Member of Parliament, Lok Sabha
- Incumbent
- Assumed office 2024
- Preceded by: Kuruva Gorantla Madhav
- Constituency: Hindupur
- In office 1999–2004
- Preceded by: S. Gangadhar
- Succeeded by: G. Nizamuddin
- Constituency: Hindupur

Member of Legislative Assembly, Andhra Pradesh
- In office 2009–2019
- Preceded by: Paritala Sunitha
- Succeeded by: Malagundla Sankaranarayana
- Constituency: Penukonda

Personal details
- Born: 3 September 1959 (age 66) Roddam, Anantapur
- Party: Telugu Desam Party
- Spouse: B. K. Kalavathi
- Children: 6
- Parents: B. K. Nanjaiah (father); B. K. Sanjeevamma (mother);
- Education: Bangalore University (B.A.)
- Occupation: Politician

= B. K. Parthasarathi =

Indian politician

B. K. Parthasarathi is an Andhra Pradesh politician. He is the leader of the Telugu Desam Party and has won twice as an MLA from the Penukonda constituency. He won from Hindupur in the 2024 Indian general election.

== Career ==

Parthasarathi entered politics by becoming Zilla Parishad chairman of the Anantapur district in 1996. In 1999, TDP offered him the MP seat of Hindupur and he won with a majority of 134,636, defeating S. Gangadhar of the Congress Party.
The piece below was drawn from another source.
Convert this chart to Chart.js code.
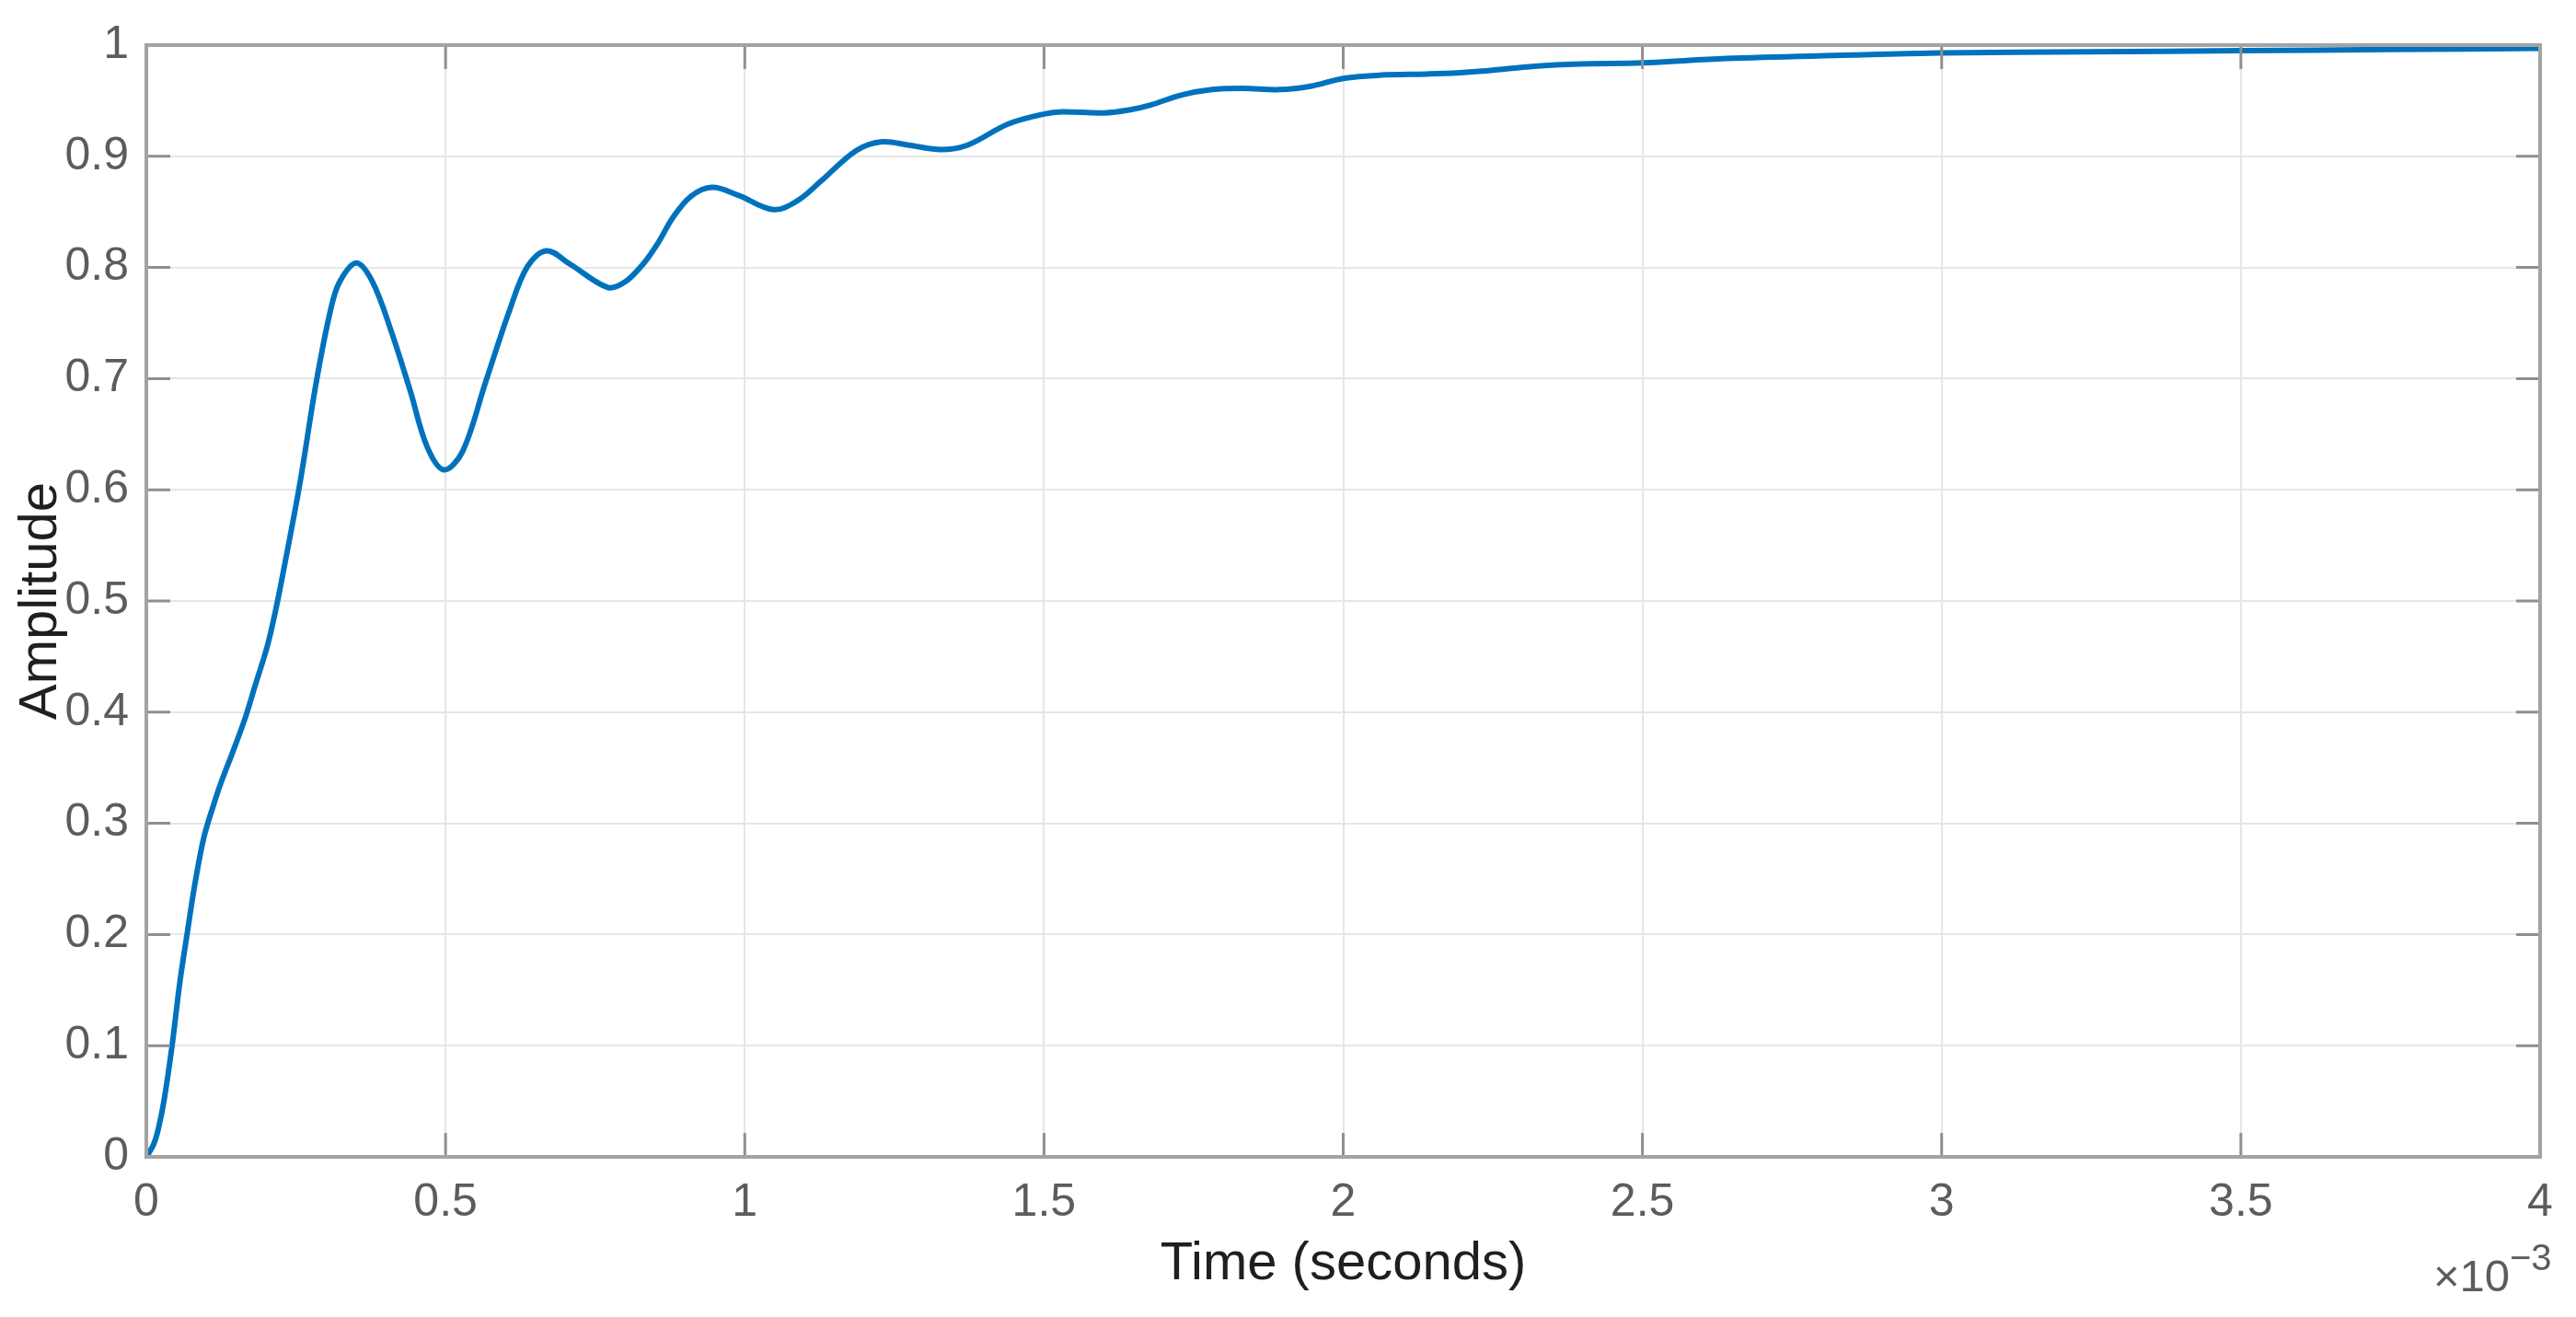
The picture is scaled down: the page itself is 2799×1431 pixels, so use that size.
<!DOCTYPE html>
<html>
<head>
<meta charset="utf-8">
<script src="https://cdn.jsdelivr.net/npm/chart.js@4.4.1/dist/chart.umd.min.js"></script>
<style>
  html, body { margin: 0; padding: 0; background: #fff; }
  #wrap { width: 2799px; height: 1431px; position: relative; }
</style>
</head>
<body>
<div id="wrap"><canvas id="stepChart"></canvas></div>
<script>
// step response, time in units of 1e-3 s
const timeMs = [
  0, 0.012, 0.02, 0.03, 0.043, 0.056, 0.068, 0.081, 0.096, 0.112,
  0.125, 0.145, 0.166, 0.183, 0.202, 0.217, 0.232, 0.257, 0.284, 0.308,
  0.323, 0.351, 0.378, 0.409, 0.441, 0.469, 0.497, 0.528, 0.567, 0.606,
  0.637, 0.669, 0.708, 0.771, 0.8, 0.83, 0.855, 0.88, 0.91, 0.945, 0.989,
  1.048, 1.088, 1.126, 1.186, 1.229, 1.274, 1.328, 1.372, 1.44, 1.5,
  1.53, 1.6, 1.646, 1.678, 1.729, 1.781, 1.832, 1.894, 1.945, 2.0,
  2.063, 2.14, 2.19, 2.243, 2.32, 2.397, 2.5, 2.64, 2.85, 3.0,
  3.25, 3.5, 3.75, 4.0
];
const amplitude = [
  0, 0.011, 0.025, 0.052, 0.1, 0.157, 0.2, 0.245, 0.287, 0.316,
  0.337, 0.365, 0.396, 0.426, 0.459, 0.494, 0.535, 0.607, 0.697, 0.762,
  0.787, 0.804, 0.787, 0.743, 0.689, 0.639, 0.618, 0.634, 0.697, 0.76,
  0.801, 0.815, 0.803, 0.782, 0.787, 0.803, 0.822, 0.845, 0.864, 0.872, 0.865,
  0.852, 0.86, 0.877, 0.905, 0.913, 0.91, 0.906, 0.91, 0.929, 0.938,
  0.94, 0.939, 0.942, 0.946, 0.955, 0.96, 0.961, 0.96, 0.963, 0.97,
  0.973, 0.974, 0.975, 0.977, 0.981, 0.983, 0.984, 0.988, 0.991, 0.993,
  0.994, 0.995, 0.996, 0.997
];
const xTicks = [0, 0.5, 1, 1.5, 2, 2.5, 3, 3.5, 4];
const yTicks = [0, 0.1, 0.2, 0.3, 0.4, 0.5, 0.6, 0.7, 0.8, 0.9, 1];

const FONT = "'Liberation Sans', Arial, Helvetica, sans-serif";
const TICK_COLOR = '#5c5c5c';
const LABEL_COLOR = '#1f1f1f';

// MATLAB style box, inward ticks on all four sides, and the x10^-3 exponent
const matlabAxes = {
  id: 'matlabAxes',
  afterDatasetsDraw(chart) {
    const { ctx, chartArea: a, scales: { x, y } } = chart;
    const len = 26;
    ctx.save();
    ctx.strokeStyle = '#8f8f8f';
    ctx.lineWidth = 3;
    ctx.beginPath();
    xTicks.forEach(v => {
      const px = x.getPixelForValue(v);
      ctx.moveTo(px, a.bottom); ctx.lineTo(px, a.bottom - len);
      ctx.moveTo(px, a.top); ctx.lineTo(px, a.top + len);
    });
    yTicks.forEach(v => {
      const py = y.getPixelForValue(v);
      ctx.moveTo(a.left, py); ctx.lineTo(a.left + len, py);
      ctx.moveTo(a.right, py); ctx.lineTo(a.right - len, py);
    });
    ctx.stroke();

    ctx.strokeStyle = '#a3a3a3';
    ctx.lineWidth = 4;
    ctx.strokeRect(a.left, a.top, a.right - a.left, a.bottom - a.top);

    // exponent label under the right end of the x axis
    ctx.fillStyle = TICK_COLOR;
    ctx.textBaseline = 'alphabetic';
    ctx.font = '49px ' + FONT;
    ctx.textAlign = 'right';
    ctx.fillText('\u00d710', a.right - 33, a.bottom + 146);
    ctx.font = '40px ' + FONT;
    ctx.textAlign = 'left';
    ctx.fillText('\u22123', a.right - 33, a.bottom + 123);
    ctx.restore();
  }
};

new Chart(document.getElementById('stepChart').getContext('2d'), {
  type: 'line',
  data: {
    datasets: [{
      label: 'Step response',
      data: timeMs.map((t, i) => ({ x: t, y: amplitude[i] })),
      borderColor: '#0072BD',
      borderWidth: 6,
      pointRadius: 0,
      fill: false,
      tension: 0.35
    }]
  },
  options: {
    responsive: true,
    maintainAspectRatio: false,
    animation: false,
    layout: { padding: { left: 0, top: 37, right: 39, bottom: 0 } },
    plugins: { legend: { display: false }, tooltip: { enabled: false } },
    scales: {
      x: {
        type: 'linear',
        min: 0,
        max: 4,
        afterBuildTicks: s => { s.ticks = xTicks.map(v => ({ value: v })); },
        afterFit: s => { s.height = 174; },
        grid: { color: '#e6e6e6', lineWidth: 2, drawTicks: false },
        border: { display: false },
        ticks: {
          padding: 20,
          color: TICK_COLOR,
          font: { family: FONT, size: 50 },
          maxRotation: 0,
          callback: v => String(v)
        },
        title: {
          display: true,
          text: 'Time (seconds)',
          color: LABEL_COLOR,
          font: { family: FONT, size: 58 },
          padding: { top: 0, bottom: 22 }
        }
      },
      y: {
        type: 'linear',
        min: 0,
        max: 1,
        afterBuildTicks: s => { s.ticks = yTicks.map(v => ({ value: v })); },
        afterFit: s => { s.width = 159; },
        grid: { color: '#e6e6e6', lineWidth: 2, drawTicks: false },
        border: { display: false },
        ticks: {
          padding: 19,
          color: TICK_COLOR,
          font: { family: FONT, size: 50 },
          callback: v => String(Math.round(v * 10) / 10)
        },
        title: {
          display: true,
          text: 'Amplitude',
          color: LABEL_COLOR,
          font: { family: FONT, size: 58 },
          padding: { top: 10, bottom: 0 }
        }
      }
    }
  },
  plugins: [matlabAxes]
});
</script>
</body>
</html>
In the 2004 Loksabha elections, he was defeated by G. Nizamuddin with a narrow margin of 1,840 votes.

In the 2009 election, he contested as an MLA candidate from Penukonda and won in a triangular fight by 14,385 votes, defeating K T Sreedhar of Congress Party.

In the 2014 elections, he again won by defeating Malagundla Sankaranarayana, of YSR Congress Party. In 2019, Malagundla Sankaranarayana defeated him by a wide margin.

He became a Tirumala Tirupati Devasthanams board member in April 2018. He became district Telugu Desam Party president in 2009.